Pokok kemelut rumahtangga Ngasrun memang soal ekonomi. Sudah jadi suami Sumini selama 3 tahun, tapi lelaki dari Desa Kradenan Kecamatan Pekalongan Selatan ini masih saja jadi penganggur. Padahal semula Sumini mau dikawini Ngasrun dengan harapan suaminya segera dapat pekerjaan. Lha kok tidak. Tiga tahun berkeluarga, ya tiga tahun pula tidak punya pekerjaan. Paling ironis, kerja tidak mau, “ngerjain” bini hobi banget! Istrinya sudah berulangkali mendesak Ngasrun agar mencari terobosan ekonomi, jadi makelar kek, jadi tukang panggul barang di pasar kek, yang penting halal. Tapi sang suami tetap lebih senang berpangku tangan di rumah. Alasannya mencari pekerjaan tidak mudah, apa lagi hanya berijasah SMA. Jaman sekarang harus punya koneksi, sedang Ngasrun mengakui kurang luas pergaulannya. “Lha iya, sampeyan kurang bergaul, tahunya hanya menggauli istri…,” sergah Sumini lagi.

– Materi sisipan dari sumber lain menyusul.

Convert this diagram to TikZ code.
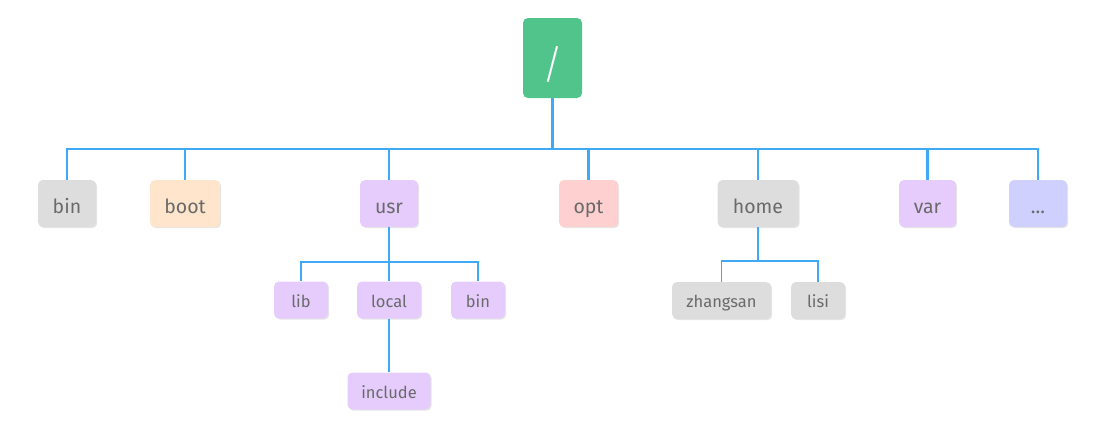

Yang paling menyakitkan Sumini pada lembah hatinya paling dalam, sudah pengangguran tapi Ngasrun masih doyan pacaran lagi, bila tak mau disebut selingkuh. Banyak saksi mengatakan bahwa di luaran suaminya masih menggandeng perempuan lain lagi. Bagaimana hati Sumini tidaklah sakit? Sementara di rumah Ngasrun hidup dalam tanggungan mertua, kok di luar malah gandeng kunca (akrab) dengan wanita lain. Begitu tega dia menyakiti dan mengkhianati istrinya. Ini suami cap apa?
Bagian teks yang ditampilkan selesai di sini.